The income of the theater property was charged by the final decree with the payment of the 12 $3,000 legacies, and what was left of that the charity was entitled to 37,664-120,000 thereof. How, then, is the present accounting to be stated between the parties thereto? It appears that the theater property afterwards, by consent of all parties, was sold for $126,000. 37,664-120,000 of this sum, less the amount paid out for the mortgage debt and interest, belonged to the charity. Amount received from increase of the property was $115,416.67. From this sum the legacies were to be paid before any division between the parties hereto. That sum is $36,921.85, according to finding 6. The item of taxes on mortgage, if [3 Cal.Unrep. 482] payable by the estate at all, was payable out of the interest of each party, on the basis of his proportional interest; and it does not seem to be questioned that it was payable out of the interest of some one, a party here, and not the mortgagee.
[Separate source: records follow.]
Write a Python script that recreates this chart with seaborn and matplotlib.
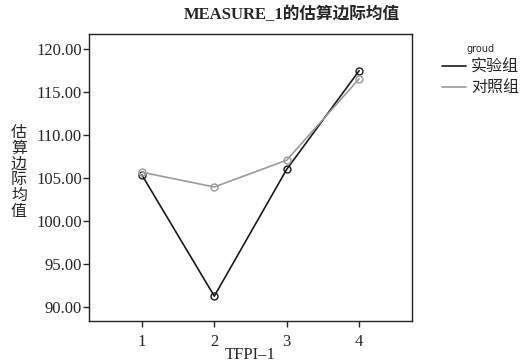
import numpy as np
import pandas as pd
import seaborn as sns
import matplotlib.pyplot as plt
from matplotlib.lines import Line2D

# values
tfpi = [1, 2, 3, 4]
exp_means = [105.35, 91.28, 106.0, 117.44]
ctrl_means = [105.66, 103.95, 107.06, 116.5]
groups = ['实验组', '对照组']
yticks = [90, 95, 100, 105, 110, 115, 120]

df = pd.DataFrame({
    'TFPI-1': tfpi * 2,
    'mean': exp_means + ctrl_means,
    'groud': [groups[0]] * 4 + [groups[1]] * 4,
})

sns.set_style('white')
plt.rcParams['font.family'] = ['Liberation Serif', 'Noto Sans CJK SC']

fig = plt.figure(figsize=(5.28, 3.62), dpi=100)
ax = fig.add_axes([89 / 528, 1 - 321 / 362, (412 - 89) / 528, (321 - 34) / 362])

palette = {groups[0]: '#1a1a1a', groups[1]: '#9a9a9a'}
sns.lineplot(data=df, x='TFPI-1', y='mean', hue='groud', palette=palette,
             marker='o', markersize=5, markerfacecolor='none', markeredgewidth=1.0,
             linewidth=1.2, legend=False, ax=ax)
# open circles in the line colour
for ln in ax.lines:
    ln.set_markeredgecolor(ln.get_color())
    ln.set_markerfacecolor('none')

ax.set_xlim(0.27, 4.73)
ax.set_ylim(88.4, 121.7)
ax.set_xticks(tfpi)
ax.set_yticks(yticks)
ax.set_yticklabels(['%.2f' % v for v in yticks])
ax.tick_params(axis='y', direction='out', length=4, width=1, labelsize=12, left=True, pad=1)
ax.tick_params(axis='x', direction='out', length=4, width=1, labelsize=12, bottom=True, pad=5)
for s in ax.spines.values():
    s.set_color('#222222')
    s.set_linewidth(1.0)

ax.set_xlabel('TFPI–1', fontsize=12, labelpad=-2)
ax.set_ylabel('')
fig.text(19 / 528, 1 - 172 / 362, '\n'.join('估算边际均值'), ha='center', va='center',
         fontsize=11.5, family=['Noto Sans CJK SC'], linespacing=0.9)

fig.text(292 / 528, 1 - 15 / 362, 'MEASURE_1的估算边际均值', ha='center', va='center',
         fontsize=12, fontweight='bold', family=['Liberation Serif', 'Noto Sans CJK SC'])

handles = [Line2D([], [], color=palette[g], linewidth=1.2) for g in groups]
leg = fig.legend(handles, groups, loc='upper left', bbox_to_anchor=(436 / 528, 1 - 38 / 362),
                 frameon=False, title='groud', handlelength=1.5, handletextpad=0.3,
                 labelspacing=0.25, borderaxespad=0,
                 prop={'family': ['Noto Sans CJK SC'], 'size': 11.5})
leg.get_title().set_fontsize(7)
leg.get_title().set_family(['DejaVu Sans'])

fig.savefig('out.png', dpi=100)
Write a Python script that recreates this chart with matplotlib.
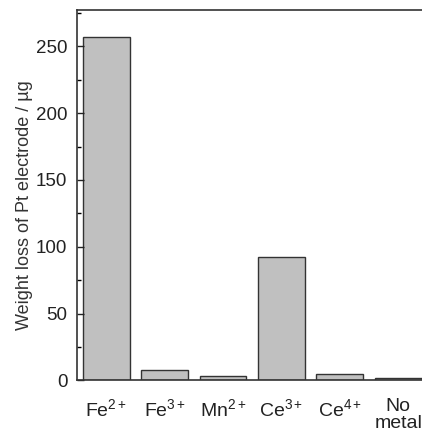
import matplotlib.pyplot as plt
import numpy as np

plt.rcParams['font.family'] = ['Liberation Sans', 'DejaVu Sans']
plt.rcParams['mathtext.fontset'] = 'custom'
plt.rcParams['mathtext.rm'] = 'Liberation Sans'
plt.rcParams['mathtext.it'] = 'Liberation Sans'
plt.rcParams['mathtext.default'] = 'rm'

# data
categories = ['Fe$^{2+}$', 'Fe$^{3+}$', 'Mn$^{2+}$', 'Ce$^{3+}$', 'Ce$^{4+}$', 'No\nmetal']
weight_loss = [257, 8, 3, 92, 5, 2]

fig = plt.figure(figsize=(4.22, 4.29), dpi=100)
ax = fig.add_axes([77 / 422, 1 - 380.3 / 429, 350.4 / 422, 370 / 429])

x = np.arange(1, len(categories) + 1)
ax.bar(x, weight_loss, width=0.8, color='#c0c0c0', edgecolor='#333333', linewidth=1.0)

ax.set_xlim(0.5, 6.5)
ax.set_ylim(0, 277)
ax.set_yticks([0, 50, 100, 150, 200, 250])
ax.set_yticks(np.arange(25, 277, 50), minor=True)
ax.set_xticks(x)
ax.set_xticklabels(categories, fontsize=14, linespacing=0.95)
ax.tick_params(axis='y', direction='in', length=5, width=1, labelsize=13.5, pad=7, colors='#222222')
ax.tick_params(axis='y', which='minor', direction='in', length=3, width=1)
ax.tick_params(axis='x', length=0, pad=13, colors='#222222')
ax.set_ylabel('Weight loss of Pt electrode / µg', fontsize=13, color='#333333')
ax.yaxis.set_label_coords(-0.125, 0.5 - 10 / 370)

for s in ax.spines.values():
    s.set_linewidth(1.2)
    s.set_color('#333333')

fig.savefig('out.png', dpi=100)
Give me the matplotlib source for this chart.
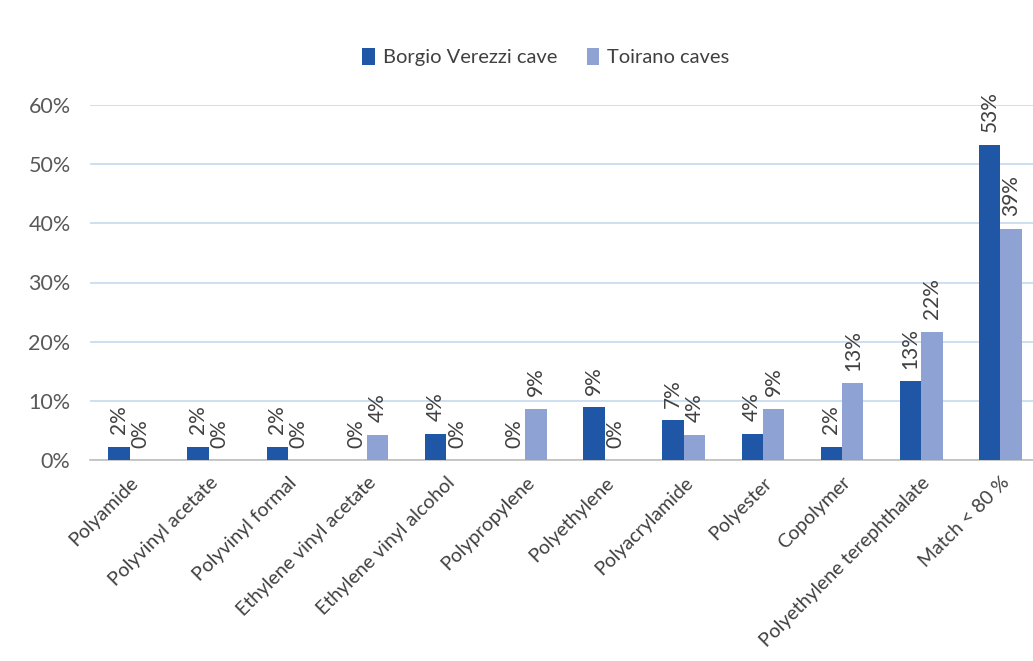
import matplotlib.pyplot as plt
import numpy as np

categories = ["Polyamide", "Polyvinyl acetate", "Polyvinyl formal",
              "Ethylene vinyl acetate", "Ethylene vinyl alcohol", "Polypropylene",
              "Polyethylene", "Polyacrylamide", "Polyester", "Copolymer",
              "Polyethylene terephthalate", "Match < 80 %"]
borgio = [0.022, 0.022, 0.022, 0.0, 0.044, 0.0, 0.089, 0.067, 0.044, 0.022, 0.133, 0.533]
toirano = [0.0, 0.0, 0.0, 0.043, 0.0, 0.087, 0.0, 0.043, 0.087, 0.130, 0.217, 0.391]
series_names = ["Borgio Verezzi cave", "Toirano caves"]
yticks = [0.0, 0.1, 0.2, 0.3, 0.4, 0.5, 0.6]

plt.rcParams['font.family'] = ['Lato', 'DejaVu Sans']

fig = plt.figure(figsize=(10.33, 6.61), dpi=100)
ax = fig.add_axes([90/1033, 1-460/661, 950/1033, 355/661])

x = np.arange(len(categories))
w = 0.27
dark = "#1f56a5"
light = "#8ea2d3"
b1 = ax.bar(x - w/2, borgio, w, color=dark, label=series_names[0], zorder=3)
b2 = ax.bar(x + w/2, toirano, w, color=light, label=series_names[1], zorder=3)

# value labels, rotated like the original
for bars, vals in [(b1, borgio), (b2, toirano)]:
    for r, v in zip(bars, vals):
        ax.annotate(f"{v*100:.0f}%", (r.get_x() + r.get_width()/2, v),
                    xytext=(0, 9), textcoords="offset points",
                    rotation=90, ha="center", va="bottom",
                    fontsize=15, color="#404040")

ax.set_xlim(-0.5, len(categories) - 0.5)
ax.set_ylim(0, 0.6)
ax.set_yticks(yticks)
ax.set_yticklabels([f"{t*100:.0f}%" for t in yticks], fontsize=15.5, color="#595959")
ax.set_xticks(x)
ax.set_xticklabels(categories, rotation=45, ha="right", rotation_mode="anchor",
                   fontsize=14, color="#404040")
ax.tick_params(axis="x", length=0, pad=10)
ax.tick_params(axis="y", length=0, pad=14)

ax.grid(axis="y", color="#c6d9f0", linewidth=1.2, zorder=0)
for s in ["top", "right", "left"]:
    ax.spines[s].set_visible(False)
ax.spines["bottom"].set_color("#bfbfbf")
ax.spines["bottom"].set_linewidth(1.2)

fig.legend(loc="center", bbox_to_anchor=(546/1033, 1-57/661), ncol=2, frameon=False,
           fontsize=14.5, handlelength=0.6, handleheight=0.9, columnspacing=1.5,
           handletextpad=0.4, labelcolor="#404040")

fig.savefig("out.png", dpi=100)
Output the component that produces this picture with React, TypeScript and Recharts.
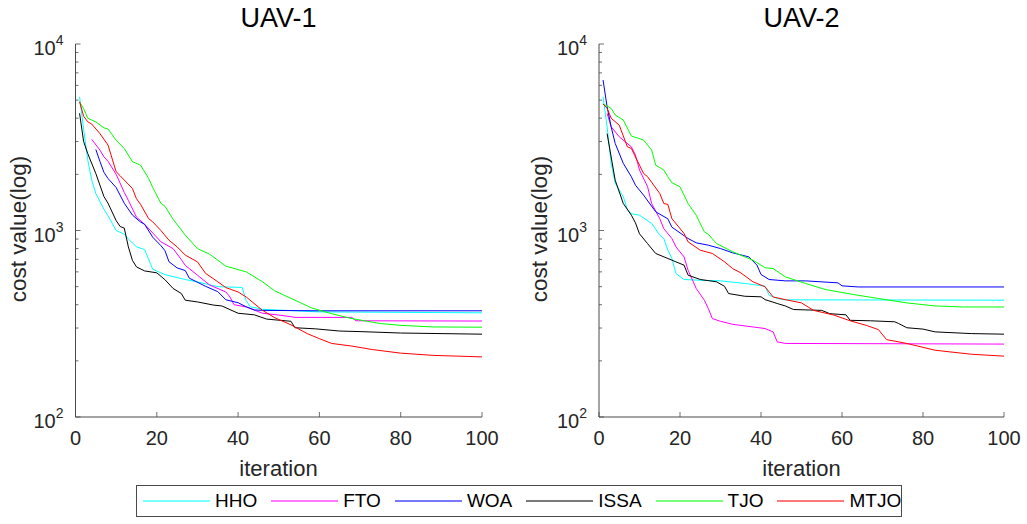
import React from 'react';
import { LineChart, Line, XAxis, YAxis } from 'recharts';

const FONT = '"Liberation Sans", Arial, Helvetica, sans-serif';
const AX = '#262626';
const AXLINE = '#4a4a4a';

// ---- data ----
const seriesNames = ['HHO', 'FTO', 'WOA', 'ISSA', 'TJO', 'MTJO'];
const seriesColors = ['#00FFFF', '#FF00FF', '#0000FF', '#000000', '#00FF00', '#FF0000'];
const iterTicks = [0, 20, 40, 60, 80, 100];
const logTicks = [100, 200, 300, 400, 500, 600, 700, 800, 900, 1000, 2000, 3000, 4000, 5000, 6000, 7000, 8000, 9000, 10000];
const panelTitles = ['UAV-1', 'UAV-2'];

// UAV-1 : [iteration, cost]
const uav1HHO = [[1,5210],[2,3500],[3,2400],[4,1860],[5,1580],[7,1300],[8,1200],[10,1000],[12,955],[13,900],[15,818],[17,790],[19,620],[22,580],[27,546],[30,530],[35,500],[41,495],[42,420],[43,390],[46,378],[60,366],[100,362]];
const uav1FTO = [[4,3080],[6,2700],[7,2480],[8,2350],[10,2000],[12,1600],[13,1450],[15,1180],[17,1080],[19,970],[21,870],[24,800],[26,700],[27,650],[30,576],[33,510],[37,468],[38,440],[39,400],[42,389],[46,360],[50,352],[53,345],[54,342],[68,342],[69,328],[100,327]];
const uav1WOA = [[5,2720],[6,2350],[7,2050],[8,1900],[10,1700],[12,1400],[14,1210],[16,1110],[17,1080],[19,920],[21,830],[22,780],[23,680],[25,630],[27,610],[28,555],[32,502],[35,470],[37,425],[40,410],[42,390],[44,375],[46,373],[60,371],[100,371]];
const uav1ISSA = [[1,4250],[2,3000],[3,2590],[5,2020],[7,1520],[8,1400],[10,1130],[11,1050],[12,1030],[13,817],[14,692],[15,638],[17,607],[20,593],[22,545],[24,489],[26,460],[27,423],[30,414],[34,398],[36,394],[40,360],[44,353],[47,335],[53,326],[54,301],[59,297],[65,289],[70,287],[80,282],[100,278]];
const uav1TJO = [[1,4900],[2,4500],[3,4000],[5,3820],[7,3550],[8,3500],[10,3050],[12,2750],[14,2340],[16,2240],[18,1900],[19,1700],[21,1400],[22,1350],[24,1150],[27,944],[30,800],[33,746],[37,644],[42,600],[46,531],[49,475],[51,453],[54,423],[58,385],[63,358],[68,337],[75,317],[80,310],[88,304],[100,303]];
const uav1MTJO = [[1,4900],[2,4100],[3,3830],[4,3720],[6,3310],[8,2870],[10,2065],[11,1965],[14,1680],[15,1480],[16,1380],[18,1158],[19,1113],[21,1000],[23,887],[25,817],[27,738],[30,679],[32,589],[35,531],[37,494],[40,468],[42,440],[46,373],[49,341],[53,312],[57,280],[60,263],[63,248],[68,240],[73,230],[80,220],[88,214],[100,210]];

// UAV-2 : [iteration, cost]
const uav2HHO = [[1,5210],[2,3600],[3,2290],[4,1800],[6,1515],[7,1300],[8,1230],[10,1208],[13,1090],[15,944],[16,906],[17,784],[18,708],[19,588],[21,546],[25,541],[30,537],[36,520],[41,503],[42,450],[44,432],[46,425],[100,423]];
const uav2FTO = [[2,4250],[3,3600],[5,3180],[8,2810],[9,2540],[10,2110],[12,1715],[13,1395],[15,1158],[16,1023],[18,906],[19,817],[21,722],[22,612],[24,489],[26,423],[27,381],[28,337],[30,326],[33,314],[38,304],[41,298],[43,286],[44,253],[46,248],[100,246]];
const uav2WOA = [[1,6410],[2,4610],[3,3600],[4,2930],[6,2290],[8,1940],[9,1750],[11,1548],[14,1260],[17,1155],[18,1042],[22,906],[24,859],[27,834],[30,800],[33,759],[37,722],[39,652],[40,581],[42,546],[46,537],[51,537],[59,524],[60,505],[64,498],[100,498]];
const uav2ISSA = [[2,3310],[4,1860],[6,1395],[8,1208],[9,1099],[10,960],[12,850],[14,753],[17,708],[19,679],[21,652],[22,576],[25,546],[29,531],[31,502],[32,459],[36,444],[40,441],[41,426],[44,406],[46,394],[48,377],[55,373],[57,358],[61,353],[62,330],[67,328],[73,324],[74,317],[76,301],[80,296],[83,286],[92,280],[100,278]];
const uav2TJO = [[1,4770],[3,4520],[4,4160],[6,3910],[8,3210],[11,3055],[13,2700],[14,2240],[16,2110],[17,1942],[18,1803],[20,1715],[22,1395],[24,1208],[26,984],[27,955],[29,852],[33,769],[38,693],[41,632],[43,625],[46,564],[51,520],[56,482],[63,453],[69,432],[76,409],[83,394],[90,389],[100,389]];
const uav2MTJO = [[1,4770],[2,4520],[3,4000],[5,3670],[7,2810],[8,2755],[9,2480],[11,2024],[12,1942],[15,1580],[16,1395],[17,1380],[18,1158],[21,964],[22,869],[25,784],[28,753],[31,679],[33,625],[35,593],[38,531],[41,499],[43,440],[46,426],[50,409],[53,373],[58,352],[62,328],[66,310],[69,294],[71,260],[76,248],[83,228],[92,217],[100,212]];

const uav1Series = [uav1HHO, uav1FTO, uav1WOA, uav1ISSA, uav1TJO, uav1MTJO];
const uav2Series = [uav2HHO, uav2FTO, uav2WOA, uav2ISSA, uav2TJO, uav2MTJO];

const toRows = (pairs: number[][]) => pairs.map(([x, y]) => ({ x, y }));

// ---- tick renderers ----
const isMajor = (v: number) => {
  const e = Math.round(Math.log10(v));
  return Math.abs(v - Math.pow(10, e)) < 1e-6;
};

function LeftTick(props: any) {
  const { x, y, payload } = props;
  const v = payload.value;
  const major = isMajor(v);
  const e = Math.round(Math.log10(v));
  return (
    <g>
      <line x1={x} x2={x + (major ? 5 : 3)} y1={y} y2={y} stroke={AXLINE} strokeWidth={0.8} />
      {major && (
        <text x={x - 12} y={y + 11} textAnchor="end" fontSize={20} fill={AX} fontFamily={FONT}>
          10
          <tspan fontSize={14} dy={-10}>{e}</tspan>
        </text>
      )}
    </g>
  );
}

function RightTick(props: any) {
  const { x, y, payload } = props;
  const major = isMajor(payload.value);
  return <line x1={x} x2={x - (major ? 5 : 3)} y1={y} y2={y} stroke={AXLINE} strokeWidth={0.8} />;
}

function BottomTick(props: any) {
  const { x, y, payload } = props;
  return (
    <g>
      <line x1={x} x2={x} y1={y} y2={y - 5} stroke={AXLINE} strokeWidth={0.8} />
      <text x={x} y={y + 28} textAnchor="middle" fontSize={20} fill={AX} fontFamily={FONT}>
        {payload.value}
      </text>
    </g>
  );
}

function TopTick(props: any) {
  const { x, y } = props;
  return <line x1={x} x2={x} y1={y} y2={y + 5} stroke={AXLINE} strokeWidth={0.8} />;
}

function Panel({ series, left, width, marginLeft, marginRight }: any) {
  return (
    <div style={{ position: 'absolute', left, top: 0 }}>
      <LineChart width={width} height={470} margin={{ top: 44, right: marginRight, bottom: 23, left: marginLeft }}>
        <XAxis
          xAxisId="b"
          dataKey="x"
          type="number"
          domain={[0, 100]}
          ticks={iterTicks}
          interval={0}
          allowDataOverflow
          height={30}
          tickSize={0}
          tickMargin={0}
          tickLine={false}
          axisLine={{ stroke: AXLINE, strokeWidth: 1 }}
          tick={<BottomTick />}
        />
        <XAxis
          xAxisId="t"
          orientation="top"
          dataKey="x"
          type="number"
          domain={[0, 100]}
          ticks={iterTicks}
          interval={0}
          allowDataOverflow
          height={0}
          tickSize={0}
          tickMargin={0}
          tickLine={false}
          axisLine={{ stroke: AXLINE, strokeWidth: 1 }}
          tick={<TopTick />}
        />
        <YAxis
          yAxisId="l"
          scale="log"
          type="number"
          domain={[100, 10000]}
          ticks={logTicks}
          interval={0}
          allowDataOverflow
          width={60}
          tickSize={0}
          tickMargin={0}
          tickLine={false}
          axisLine={{ stroke: AXLINE, strokeWidth: 1 }}
          tick={<LeftTick />}
        />
        <YAxis
          yAxisId="r"
          orientation="right"
          scale="log"
          type="number"
          domain={[100, 10000]}
          ticks={logTicks}
          interval={0}
          allowDataOverflow
          width={0}
          tickSize={0}
          tickMargin={0}
          tickLine={false}
          axisLine={{ stroke: AXLINE, strokeWidth: 1 }}
          tick={<RightTick />}
        />
        {series.map((pairs: number[][], i: number) => (
          <Line
            key={seriesNames[i]}
            xAxisId="b"
            yAxisId="l"
            data={toRows(pairs)}
            dataKey="y"
            type="linear"
            stroke={seriesColors[i]}
            strokeWidth={1}
            dot={false}
            activeDot={false}
            isAnimationActive={false}
          />
        ))}
      </LineChart>
    </div>
  );
}

export default function App() {
  const centers = [278.5, 801.5];
  const yLabelX = [26, 547];
  return (
    <div style={{ position: 'absolute', left: 0, top: 0, width: 1027, height: 524, background: '#fff', fontFamily: FONT, overflow: 'hidden' }}>
      <Panel series={uav1Series} left={0} width={520} marginLeft={15.5} marginRight={38} />
      <Panel series={uav2Series} left={520} width={507} marginLeft={19} marginRight={23} />
      <svg width={1027} height={524} style={{ position: 'absolute', left: 0, top: 0, pointerEvents: 'none' }}>
        {panelTitles.map((t, i) => (
          <text key={t} x={centers[i]} y={27} textAnchor="middle" fontSize={27} fill="#000" fontFamily={FONT}>{t}</text>
        ))}
        {centers.map((c, i) => (
          <text key={'it' + i} x={c} y={476} textAnchor="middle" fontSize={22} fill={AX} fontFamily={FONT}>iteration</text>
        ))}
        {yLabelX.map((x, i) => (
          <text key={'yl' + i} x={x} y={229} textAnchor="middle" fontSize={22.5} fill={AX} fontFamily={FONT} transform={`rotate(-90 ${x} 229)`}>cost value(log)</text>
        ))}
      </svg>
      <div
        style={{
          position: 'absolute',
          left: 136,
          top: 485,
          width: 766,
          height: 32,
          boxSizing: 'border-box',
          border: `1px solid ${AXLINE}`,
          background: '#fff',
          display: 'flex',
          alignItems: 'center',
          paddingLeft: 6,
          gap: 14,
        }}
      >
        {seriesNames.map((n, i) => (
          <div key={n} style={{ display: 'flex', alignItems: 'center' }}>
            <svg width={67} height={4} style={{ display: 'block', marginRight: 5 }}>
              <line x1={0} x2={67} y1={2} y2={2} stroke={seriesColors[i]} strokeWidth={1.5} strokeOpacity={0.7} />
            </svg>
            <span style={{ fontSize: 19, color: '#000', fontFamily: FONT, lineHeight: '20px' }}>{n}</span>
          </div>
        ))}
      </div>
    </div>
  );
}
The Scorpion stock assessment paid was, of course, chargeable against the share of the residuary legatee. From the finding we should judge that the $500 fee paid Mr. Baldwin for litigation about the mortgage was payable out of the interest of both parties, in proportion to their share in the theater property. The balance expended by the trustees seems to have been, according to the record, $60,628.50, which the trial court charged wholly against the gross income, $115,416.67. It does not appear what this sum of $60,628.50 was paid out for, except $100, mentioned in findings 6 and 7, and $5,850, (erroneously added up as $5,000,) mentioned in finding 7; so it will be presumed that all of that sum, except $5,950, is chargeable, as allowed, to the entire gross receipts. But we cannot perceive how any party to this proceeding except the charity is chargeable with this last sum. The money was not for costs of administration or debts, but for counsel fees to those employed by the trustees of the charity to litigate their side of the controversy, and to get all that was possible from the residuary legatee for the benefit of the charity. The charity was the real party in interest, and should pay its own attorneys’ fees. It will thus be seen that finding 5, where it assumes the balance on hand for division to be $95,157.10, and the 2d, 3d, 4th, and 5th conclusions of law are erroneous. The judgment should therefore be reversed, and we so advise.
I concur: FITZGERALD, C.
PER CURIAM.
For the reasons given in the foregoing opinion, the judgment is reversed.